WORK REQUIRED —
Give only the number of lines in the data that contain the word "React".
"""
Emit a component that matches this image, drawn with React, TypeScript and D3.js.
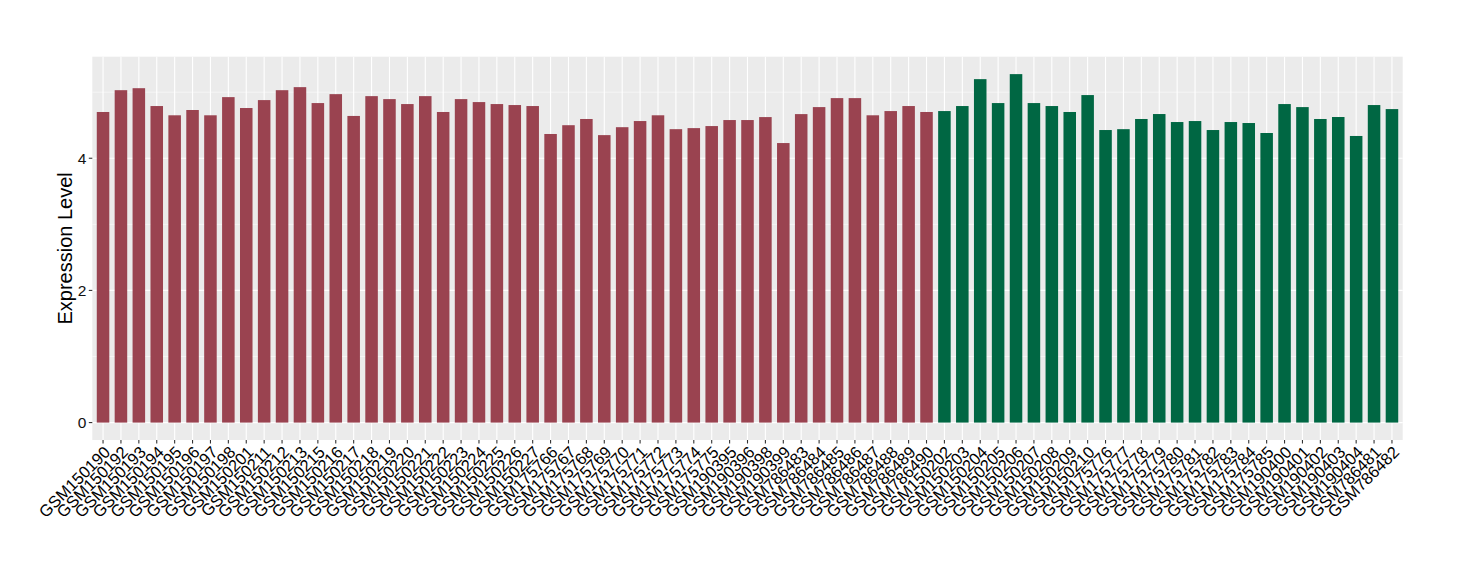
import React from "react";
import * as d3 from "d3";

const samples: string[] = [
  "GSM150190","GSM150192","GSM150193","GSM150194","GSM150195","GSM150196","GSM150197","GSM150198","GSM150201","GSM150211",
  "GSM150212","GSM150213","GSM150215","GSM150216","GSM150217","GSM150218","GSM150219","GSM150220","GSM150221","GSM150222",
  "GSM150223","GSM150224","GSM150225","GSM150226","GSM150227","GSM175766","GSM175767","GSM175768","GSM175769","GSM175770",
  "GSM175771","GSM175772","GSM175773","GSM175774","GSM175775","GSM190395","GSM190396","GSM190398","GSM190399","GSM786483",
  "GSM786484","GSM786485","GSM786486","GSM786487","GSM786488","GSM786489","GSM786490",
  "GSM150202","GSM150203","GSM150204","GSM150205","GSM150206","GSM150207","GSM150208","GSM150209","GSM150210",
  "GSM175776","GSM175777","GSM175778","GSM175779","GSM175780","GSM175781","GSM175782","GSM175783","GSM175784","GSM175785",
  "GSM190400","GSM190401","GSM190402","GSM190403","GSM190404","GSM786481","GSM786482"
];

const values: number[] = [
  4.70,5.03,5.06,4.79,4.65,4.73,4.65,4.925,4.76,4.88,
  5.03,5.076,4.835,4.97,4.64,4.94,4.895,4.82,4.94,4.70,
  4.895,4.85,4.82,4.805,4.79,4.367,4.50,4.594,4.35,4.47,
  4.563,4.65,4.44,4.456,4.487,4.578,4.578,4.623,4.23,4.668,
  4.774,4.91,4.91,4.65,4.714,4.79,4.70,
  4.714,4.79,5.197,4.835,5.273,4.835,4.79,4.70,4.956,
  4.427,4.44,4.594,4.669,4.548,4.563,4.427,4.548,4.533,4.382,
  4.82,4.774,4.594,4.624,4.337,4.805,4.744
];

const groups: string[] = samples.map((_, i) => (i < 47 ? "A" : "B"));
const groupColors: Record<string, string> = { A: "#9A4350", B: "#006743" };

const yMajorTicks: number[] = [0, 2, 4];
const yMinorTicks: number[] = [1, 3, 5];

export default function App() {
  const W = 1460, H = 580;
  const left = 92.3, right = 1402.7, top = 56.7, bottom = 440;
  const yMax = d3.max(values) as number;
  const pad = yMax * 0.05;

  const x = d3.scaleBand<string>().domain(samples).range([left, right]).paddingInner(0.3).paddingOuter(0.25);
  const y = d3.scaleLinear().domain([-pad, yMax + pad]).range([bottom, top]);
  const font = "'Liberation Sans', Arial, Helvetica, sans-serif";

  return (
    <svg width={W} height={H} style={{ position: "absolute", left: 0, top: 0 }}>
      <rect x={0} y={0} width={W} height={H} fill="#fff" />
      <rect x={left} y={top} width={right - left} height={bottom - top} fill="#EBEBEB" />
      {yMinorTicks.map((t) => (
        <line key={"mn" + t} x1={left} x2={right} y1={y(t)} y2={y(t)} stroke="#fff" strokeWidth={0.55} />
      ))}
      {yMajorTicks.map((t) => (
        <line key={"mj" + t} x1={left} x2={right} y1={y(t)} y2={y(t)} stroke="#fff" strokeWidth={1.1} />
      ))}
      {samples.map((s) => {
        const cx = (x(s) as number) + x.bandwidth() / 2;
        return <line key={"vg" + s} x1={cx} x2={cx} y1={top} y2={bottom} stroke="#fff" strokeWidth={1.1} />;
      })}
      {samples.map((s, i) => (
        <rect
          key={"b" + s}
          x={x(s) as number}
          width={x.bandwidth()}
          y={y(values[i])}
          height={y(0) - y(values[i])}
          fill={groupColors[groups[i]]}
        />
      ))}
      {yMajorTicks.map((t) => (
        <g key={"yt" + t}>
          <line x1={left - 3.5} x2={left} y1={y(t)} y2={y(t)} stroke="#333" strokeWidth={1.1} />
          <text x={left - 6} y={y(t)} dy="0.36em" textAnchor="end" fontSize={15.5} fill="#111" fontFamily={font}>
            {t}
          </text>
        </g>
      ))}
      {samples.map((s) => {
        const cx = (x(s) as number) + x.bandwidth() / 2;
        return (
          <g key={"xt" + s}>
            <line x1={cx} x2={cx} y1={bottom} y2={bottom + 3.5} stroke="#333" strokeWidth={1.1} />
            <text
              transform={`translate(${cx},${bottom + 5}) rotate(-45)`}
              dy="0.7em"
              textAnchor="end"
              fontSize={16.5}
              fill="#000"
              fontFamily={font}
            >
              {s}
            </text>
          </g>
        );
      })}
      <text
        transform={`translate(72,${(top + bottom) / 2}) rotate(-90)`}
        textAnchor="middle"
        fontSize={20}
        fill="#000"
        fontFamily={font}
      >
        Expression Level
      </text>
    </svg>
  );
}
"""
SOLUTION BELOW —
2